A makewhole call provision is a call provision attached to a bond, whereby the borrower must make a payment to the lender in an amount equal to the net present value of the coupon payments that the lender will forgo if the borrower pays the bonds off early.

The call provisions usually can be exercised until three months before the bond’s maturity date.

Although we do not have much choice these days, buying callable bonds is actually a good strategy when one thinks interest rates will stay relatively stable to maybe going down a little too possibly going up.

This is because an investor receives extra yield at the time of purchase over and above the yield on a non-callable bond plus the investor will receive a premium or prepayment penalty when the bond is called due to the Make-Whole call provision. 

The extra yield from a callable bond acts as a cushion if interest rates rise.   

If interest rates stay flat or go sideways no-harm-no-foul because the investor just reinvests into a new bond at about the same yield that he started with plus the investor received the extra yield at purchase plus the premium at the time of the call.  This means a pickup in income over a non-call bond.

If interest rates go down a little say 25 to 50 basis points then the extra yield received upfront at purchase plus the premium at the time of the call will offset some of the loss in yield due to having to reinvest into a lower-yielding bond.
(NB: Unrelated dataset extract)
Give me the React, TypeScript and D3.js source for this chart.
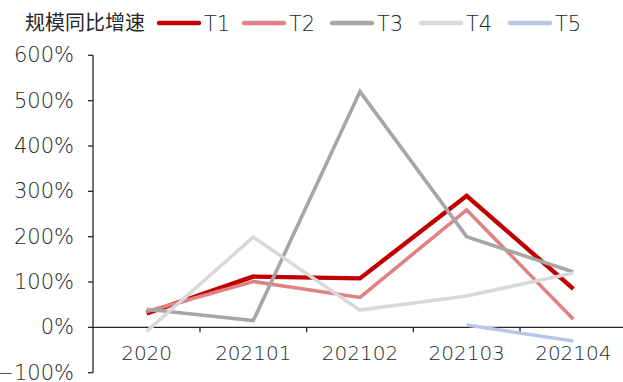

Finally, the Liability Beta Portfolio cash flow matching strategy is 100% focused on income and not total return.  It is true that a non-callable bond will have better total return performance in a declining interest-rate environment but only if one sells the bond before maturity.  And then if an investor sold her non-call bond before maturity to collect a price gain she would effectively be imposing a self-call because then she would have to reinvest into that lower interest rate environment the same as a callable bond investor would.”